Learning Objectives:

  1. Integrate biopsychosocial theories to form a foundation for understanding family coping.
  2. Examine the impact of chronic stress and trauma on family coping resources.
  3. Identify at least 3 core family healing resources.
  4. Practice at least 3 therapeutic strategies for strengthening family coping resources.
  5. Use 1 new strategy in their work with families.

Research: https://sfcresources.org

Target Audience: Social workers, mental health counselors, case managers, marriage and family therapists, creative arts therapists, addictions professionals, psychologists, and other interested parties.

Customer Service

We are happy to respond to any concerns or questions you may have. Please contact us at by email at sw-ce@buffalo.edu or by phone at 716-829-5841.

ADA Accommodations: If you require any support for your ADA needs in the United States, please contact us by email at least 3 weeks prior to the event by email at sw-ce@buffalo.edu or by phone at 716-829-5841.

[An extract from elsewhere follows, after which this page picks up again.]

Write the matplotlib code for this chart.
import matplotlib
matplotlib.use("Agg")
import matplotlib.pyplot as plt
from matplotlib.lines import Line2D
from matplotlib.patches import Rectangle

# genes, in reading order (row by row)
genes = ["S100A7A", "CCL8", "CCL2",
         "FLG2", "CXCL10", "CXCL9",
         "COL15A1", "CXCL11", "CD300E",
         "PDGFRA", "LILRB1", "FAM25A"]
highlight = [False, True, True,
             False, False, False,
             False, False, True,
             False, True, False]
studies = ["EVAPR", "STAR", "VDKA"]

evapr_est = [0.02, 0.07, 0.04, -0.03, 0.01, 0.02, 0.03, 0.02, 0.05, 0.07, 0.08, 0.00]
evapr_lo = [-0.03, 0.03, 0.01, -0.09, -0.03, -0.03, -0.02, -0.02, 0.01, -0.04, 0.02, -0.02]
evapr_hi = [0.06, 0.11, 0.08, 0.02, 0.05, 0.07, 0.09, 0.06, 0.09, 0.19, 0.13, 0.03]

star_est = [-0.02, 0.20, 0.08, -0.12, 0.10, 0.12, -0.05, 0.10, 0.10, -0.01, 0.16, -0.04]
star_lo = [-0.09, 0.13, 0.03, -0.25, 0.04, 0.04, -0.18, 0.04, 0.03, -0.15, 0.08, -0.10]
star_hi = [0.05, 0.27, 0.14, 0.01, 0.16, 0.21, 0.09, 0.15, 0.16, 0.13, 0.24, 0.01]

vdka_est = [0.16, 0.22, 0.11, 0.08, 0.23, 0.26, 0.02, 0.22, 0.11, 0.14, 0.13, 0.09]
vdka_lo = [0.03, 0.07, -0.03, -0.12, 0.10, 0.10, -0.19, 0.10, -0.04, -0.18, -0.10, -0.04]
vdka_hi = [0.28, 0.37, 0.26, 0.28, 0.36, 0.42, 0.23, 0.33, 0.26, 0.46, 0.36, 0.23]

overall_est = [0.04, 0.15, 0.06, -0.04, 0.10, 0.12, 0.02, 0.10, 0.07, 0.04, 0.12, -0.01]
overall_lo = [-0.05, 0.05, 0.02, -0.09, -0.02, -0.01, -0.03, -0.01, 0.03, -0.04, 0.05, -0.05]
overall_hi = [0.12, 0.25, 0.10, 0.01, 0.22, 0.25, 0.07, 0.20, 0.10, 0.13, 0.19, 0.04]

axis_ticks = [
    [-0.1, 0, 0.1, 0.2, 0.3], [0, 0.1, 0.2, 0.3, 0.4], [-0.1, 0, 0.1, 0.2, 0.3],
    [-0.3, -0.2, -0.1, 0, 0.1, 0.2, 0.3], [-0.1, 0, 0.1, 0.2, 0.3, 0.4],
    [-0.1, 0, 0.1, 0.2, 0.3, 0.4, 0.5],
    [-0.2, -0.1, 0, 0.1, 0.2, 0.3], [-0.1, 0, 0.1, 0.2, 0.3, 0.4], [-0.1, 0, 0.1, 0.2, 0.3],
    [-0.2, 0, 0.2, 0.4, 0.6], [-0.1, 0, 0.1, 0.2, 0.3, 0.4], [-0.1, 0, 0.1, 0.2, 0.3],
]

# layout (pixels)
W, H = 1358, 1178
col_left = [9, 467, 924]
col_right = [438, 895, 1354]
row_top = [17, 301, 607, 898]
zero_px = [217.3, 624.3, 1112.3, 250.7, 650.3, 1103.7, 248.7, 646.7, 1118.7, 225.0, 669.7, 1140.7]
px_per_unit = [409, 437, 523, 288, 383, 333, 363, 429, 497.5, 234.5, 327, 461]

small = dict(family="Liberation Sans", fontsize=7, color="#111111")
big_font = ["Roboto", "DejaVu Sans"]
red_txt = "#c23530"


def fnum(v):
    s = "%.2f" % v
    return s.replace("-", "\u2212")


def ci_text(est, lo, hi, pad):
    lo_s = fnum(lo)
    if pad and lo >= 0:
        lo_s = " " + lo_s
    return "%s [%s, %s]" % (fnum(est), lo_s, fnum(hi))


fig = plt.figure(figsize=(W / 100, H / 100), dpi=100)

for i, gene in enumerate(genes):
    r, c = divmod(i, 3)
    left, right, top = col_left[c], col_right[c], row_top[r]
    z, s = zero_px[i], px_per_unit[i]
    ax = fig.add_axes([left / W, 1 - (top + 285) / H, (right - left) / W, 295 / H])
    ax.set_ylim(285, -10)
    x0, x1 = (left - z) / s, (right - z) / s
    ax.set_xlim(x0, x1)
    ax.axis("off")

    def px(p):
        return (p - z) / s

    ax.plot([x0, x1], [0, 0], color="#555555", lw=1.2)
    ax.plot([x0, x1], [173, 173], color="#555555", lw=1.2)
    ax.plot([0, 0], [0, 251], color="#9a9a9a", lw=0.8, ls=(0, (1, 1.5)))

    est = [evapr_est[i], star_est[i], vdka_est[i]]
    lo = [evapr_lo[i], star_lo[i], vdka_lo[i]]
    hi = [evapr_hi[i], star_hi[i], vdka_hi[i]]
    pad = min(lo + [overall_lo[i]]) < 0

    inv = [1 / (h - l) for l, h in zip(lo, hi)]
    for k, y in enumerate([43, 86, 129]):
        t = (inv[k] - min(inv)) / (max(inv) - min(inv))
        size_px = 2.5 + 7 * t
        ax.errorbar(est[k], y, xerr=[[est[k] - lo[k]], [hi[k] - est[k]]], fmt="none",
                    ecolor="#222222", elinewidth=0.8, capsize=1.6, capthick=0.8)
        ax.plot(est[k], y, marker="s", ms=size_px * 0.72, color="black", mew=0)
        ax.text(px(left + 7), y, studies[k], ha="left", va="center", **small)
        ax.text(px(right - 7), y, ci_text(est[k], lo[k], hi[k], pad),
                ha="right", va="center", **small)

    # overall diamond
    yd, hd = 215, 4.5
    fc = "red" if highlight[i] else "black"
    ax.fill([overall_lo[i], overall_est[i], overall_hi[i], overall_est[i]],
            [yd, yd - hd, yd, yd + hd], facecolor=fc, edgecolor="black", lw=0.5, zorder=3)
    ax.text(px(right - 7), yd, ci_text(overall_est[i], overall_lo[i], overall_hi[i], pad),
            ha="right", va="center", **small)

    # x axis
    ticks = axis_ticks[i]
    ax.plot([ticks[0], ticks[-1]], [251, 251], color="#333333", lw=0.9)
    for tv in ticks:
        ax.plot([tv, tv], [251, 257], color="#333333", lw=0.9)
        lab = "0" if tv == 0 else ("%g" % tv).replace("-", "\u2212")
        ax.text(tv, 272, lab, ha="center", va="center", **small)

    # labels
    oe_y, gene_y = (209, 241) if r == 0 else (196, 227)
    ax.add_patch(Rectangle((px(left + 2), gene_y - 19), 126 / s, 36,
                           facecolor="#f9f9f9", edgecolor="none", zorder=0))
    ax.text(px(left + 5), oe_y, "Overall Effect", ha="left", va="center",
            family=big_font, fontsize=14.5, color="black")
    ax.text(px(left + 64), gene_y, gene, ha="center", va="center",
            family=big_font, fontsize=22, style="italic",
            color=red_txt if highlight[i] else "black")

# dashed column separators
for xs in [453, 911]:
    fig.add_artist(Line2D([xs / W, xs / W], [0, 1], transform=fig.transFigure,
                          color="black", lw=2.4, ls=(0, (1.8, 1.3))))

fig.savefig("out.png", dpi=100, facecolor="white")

Laurel J Kiser, Ph.D., MBA

Laurel J. Kiser, Ph.D., M.B.A. is a psychologist and Associate Professor in the Department of Psychiatry, University of Maryland School of Medicine. Dr. Kiser served as School of Medicine Principal Investigator of the Family Informed Trauma Treatment (FITT) Center, a National Child Traumatic Stress Network Category II Center, since 2007. Dr. Kiser has expertise in the development and provision of interventions for children and families living in under-resourced, minoritized communities. She is the lead author of the conceptual model of complex trauma in families. Partnering with Charles Figley, she co-authored the second edition of Helping Traumatized Families. Her articles appear frequently in the professional literature, and she is a regular presenter and invited lecturer at national conferences.

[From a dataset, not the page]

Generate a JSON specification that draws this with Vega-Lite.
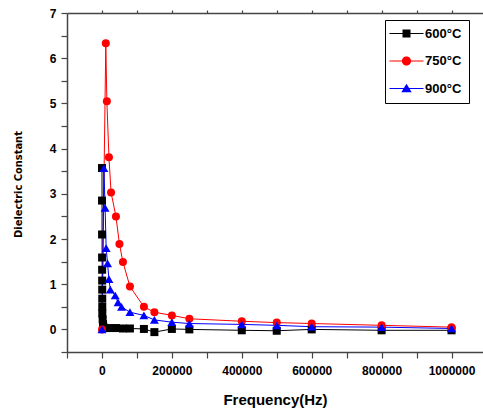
{
  "$schema": "https://vega.github.io/schema/vega-lite/v6.json",
  "width": 416,
  "height": 339,
  "autosize": "none",
  "padding": {"left": 67, "top": 13, "right": 0, "bottom": 59},
  "background": "white",
  "config": {
    "view": {"stroke": null},
    "axis": {
      "domainColor": "#444444",
      "tickColor": "#444444",
      "domainWidth": 1.5,
      "tickWidth": 1.2,
      "grid": false,
      "labelFont": "Liberation Sans",
      "labelFontWeight": "bold",
      "labelColor": "#000000",
      "titleFont": "Liberation Sans",
      "titleFontWeight": "bold",
      "titleColor": "#000000"
    }
  },
  "data": {
    "values": [
      {"series": "600°C", "freq": 100, "eps": 3.57},
      {"series": "600°C", "freq": 200, "eps": 2.85},
      {"series": "600°C", "freq": 300, "eps": 2.10},
      {"series": "600°C", "freq": 400, "eps": 1.59},
      {"series": "600°C", "freq": 500, "eps": 1.32},
      {"series": "600°C", "freq": 600, "eps": 1.08},
      {"series": "600°C", "freq": 700, "eps": 0.88},
      {"series": "600°C", "freq": 800, "eps": 0.68},
      {"series": "600°C", "freq": 900, "eps": 0.50},
      {"series": "600°C", "freq": 1000, "eps": 0.35},
      {"series": "600°C", "freq": 2000, "eps": 0.22},
      {"series": "600°C", "freq": 3000, "eps": 0.12},
      {"series": "600°C", "freq": 4000, "eps": 0.06},
      {"series": "600°C", "freq": 5000, "eps": 0.03},
      {"series": "600°C", "freq": 20000, "eps": 0.03},
      {"series": "600°C", "freq": 40000, "eps": 0.03},
      {"series": "600°C", "freq": 60000, "eps": 0.02},
      {"series": "600°C", "freq": 80000, "eps": 0.02},
      {"series": "600°C", "freq": 120000, "eps": 0.01},
      {"series": "600°C", "freq": 150000, "eps": -0.06},
      {"series": "600°C", "freq": 200000, "eps": 0.01},
      {"series": "600°C", "freq": 250000, "eps": 0.0},
      {"series": "600°C", "freq": 400000, "eps": -0.02},
      {"series": "600°C", "freq": 500000, "eps": -0.03},
      {"series": "600°C", "freq": 600000, "eps": 0.0},
      {"series": "600°C", "freq": 800000, "eps": -0.02},
      {"series": "600°C", "freq": 1000000, "eps": -0.02},
      {"series": "750°C", "freq": 100, "eps": 0.0},
      {"series": "750°C", "freq": 11000, "eps": 6.33},
      {"series": "750°C", "freq": 14000, "eps": 5.05},
      {"series": "750°C", "freq": 20000, "eps": 3.81},
      {"series": "750°C", "freq": 26000, "eps": 3.03},
      {"series": "750°C", "freq": 40000, "eps": 2.50},
      {"series": "750°C", "freq": 50000, "eps": 1.89},
      {"series": "750°C", "freq": 60000, "eps": 1.49},
      {"series": "750°C", "freq": 80000, "eps": 0.95},
      {"series": "750°C", "freq": 120000, "eps": 0.50},
      {"series": "750°C", "freq": 150000, "eps": 0.38},
      {"series": "750°C", "freq": 200000, "eps": 0.31},
      {"series": "750°C", "freq": 250000, "eps": 0.235},
      {"series": "750°C", "freq": 400000, "eps": 0.18},
      {"series": "750°C", "freq": 500000, "eps": 0.15},
      {"series": "750°C", "freq": 600000, "eps": 0.13},
      {"series": "750°C", "freq": 800000, "eps": 0.09},
      {"series": "750°C", "freq": 1000000, "eps": 0.05},
      {"series": "900°C", "freq": 100, "eps": 0.0},
      {"series": "900°C", "freq": 5500, "eps": 3.57},
      {"series": "900°C", "freq": 9000, "eps": 2.69},
      {"series": "900°C", "freq": 12000, "eps": 1.80},
      {"series": "900°C", "freq": 16000, "eps": 1.46},
      {"series": "900°C", "freq": 20000, "eps": 1.11},
      {"series": "900°C", "freq": 24000, "eps": 0.88},
      {"series": "900°C", "freq": 38000, "eps": 0.75},
      {"series": "900°C", "freq": 46000, "eps": 0.60},
      {"series": "900°C", "freq": 56000, "eps": 0.50},
      {"series": "900°C", "freq": 80000, "eps": 0.38},
      {"series": "900°C", "freq": 120000, "eps": 0.31},
      {"series": "900°C", "freq": 150000, "eps": 0.21},
      {"series": "900°C", "freq": 200000, "eps": 0.16},
      {"series": "900°C", "freq": 250000, "eps": 0.13},
      {"series": "900°C", "freq": 400000, "eps": 0.11},
      {"series": "900°C", "freq": 500000, "eps": 0.09},
      {"series": "900°C", "freq": 600000, "eps": 0.06},
      {"series": "900°C", "freq": 800000, "eps": 0.05},
      {"series": "900°C", "freq": 1000000, "eps": 0.02}
    ]
  },
  "resolve": {
    "axis": {"x": "independent", "y": "independent"},
    "legend": {"color": "independent"}
  },
  "layer": [
    {
      "mark": {"type": "line", "strokeWidth": 1},
      "encoding": {
        "x": {
          "field": "freq", "type": "quantitative",
          "scale": {"domain": [-100000, 1090000], "nice": false, "zero": false},
          "axis": {
            "orient": "bottom",
            "title": "Frequency(Hz)",
            "titleFontSize": 15,
            "titleY": 47,
            "titleBaseline": "middle",
            "values": [-100000, 0, 100000, 200000, 300000, 400000, 500000, 600000, 700000, 800000, 900000, 1000000],
            "format": "d",
            "labelExpr": "datum.value % 200000 === 0 ? datum.label : ''",
            "labelFontSize": 12,
            "labelPadding": 7,
            "tickSize": 6,
            "labelFlush": false,
            "labelOverlap": false,
            "encode": {"ticks": {"y2": {"condition": {"test": "datum.value % 200000 === 0", "value": 6}, "value": 3}}}
          }
        },
        "y": {
          "field": "eps", "type": "quantitative",
          "scale": {"domain": [-0.5, 7], "nice": false, "zero": false},
          "axis": {
            "orient": "left",
            "title": "Dielectric Constant",
            "titleFont": "DejaVu Sans Condensed, Liberation Sans Narrow, Liberation Sans",
            "titleFontSize": 11,
            "titleX": -49,
            "titleY": 171,
            "titleAngle": -90,
            "titleBaseline": "middle",
            "titleAlign": "center",
            "values": [-0.5, 0, 0.5, 1, 1.5, 2, 2.5, 3, 3.5, 4, 4.5, 5, 5.5, 6, 6.5, 7],
            "labelExpr": "datum.value % 1 === 0 ? ('' + datum.value) : ''",
            "labelFontSize": 12,
            "labelPadding": 5,
            "tickSize": 6,
            "labelFlush": false,
            "labelOverlap": false,
            "encode": {"ticks": {"x2": {"condition": {"test": "datum.value % 1 === 0", "value": -6}, "value": -3}}}
          }
        },
        "color": {
          "field": "series", "type": "nominal",
          "scale": {"domain": ["600°C", "750°C", "900°C"], "range": ["#000000", "#FF0000", "#0000FF"]},
          "legend": {
            "title": null,
            "orient": "none",
            "legendX": 318,
            "legendY": 7,
            "strokeColor": "#000000",
            "padding": 7,
            "rowPadding": 13.5,
            "symbolSize": 64,
            "symbolStrokeWidth": 0,
            "symbolType": {"expr": "datum.value === '600°C' ? 'M-2.25,-0.12 H6.25 V0.12 H-2.25 Z M1,-1 H3 V1 H1 Z' : datum.value === '750°C' ? 'M-2.25,-0.12 H6.25 V0.12 H-2.25 Z M3.15,0 A1.15,1.15 0 1,1 0.85,0 A1.15,1.15 0 1,1 3.15,0 Z' : 'M-2.25,-0.12 H6.25 V0.12 H-2.25 Z M2,-1.2 L3.3,0.95 L0.7,0.95 Z'"},
            "symbolFillColor": {"expr": "scale('color', datum.value)"},
            "labelFont": "Liberation Sans",
            "labelFontWeight": "bold",
            "labelFontSize": 13,
            "labelColor": "#000000",
            "labelOffset": 20
          }
        }
      }
    },
    {
      "transform": [{"filter": "datum.series === '600°C'"}],
      "mark": {"type": "point", "shape": "square", "filled": true, "opacity": 1, "size": 64},
      "encoding": {
        "x": {
          "field": "freq", "type": "quantitative",
          "axis": {
            "orient": "top",
            "title": null,
            "labels": false,
            "values": [0, 100000, 200000, 300000, 400000, 500000, 600000, 700000, 800000, 900000, 1000000],
            "tickSize": 3,
            "encode": {"ticks": {"y2": {"value": 3}}}
          }
        },
        "y": {"field": "eps", "type": "quantitative", "axis": null},
        "color": {"field": "series", "type": "nominal", "legend": null}
      }
    },
    {
      "transform": [{"filter": "datum.series === '750°C'"}],
      "mark": {"type": "point", "shape": "circle", "filled": true, "opacity": 1, "size": 64},
      "encoding": {
        "x": {"field": "freq", "type": "quantitative", "axis": null},
        "y": {"field": "eps", "type": "quantitative", "axis": null},
        "color": {"field": "series", "type": "nominal", "legend": null}
      }
    },
    {
      "transform": [{"filter": "datum.series === '900°C'"}],
      "mark": {"type": "point", "shape": "triangle-up", "filled": true, "opacity": 1, "size": 80},
      "encoding": {
        "x": {"field": "freq", "type": "quantitative", "axis": null},
        "y": {"field": "eps", "type": "quantitative", "axis": null},
        "color": {"field": "series", "type": "nominal", "legend": null}
      }
    }
  ]
}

Dr. Kiser received support from the National Institute of Mental Health and the Substance Abuse and Mental Health Services Administration to develop family-based interventions to address the high rates of trauma exposure and the prevalence of trauma-related disorders in highly vulnerable families. Strengthening Family Coping Resources: Intervention for Families Impacted by Trauma is the culmination of her 30+ years working to address the needs of this highly impacted population. She has established the non-profit Center for Strengthening Family Coping Resources to sustain the model.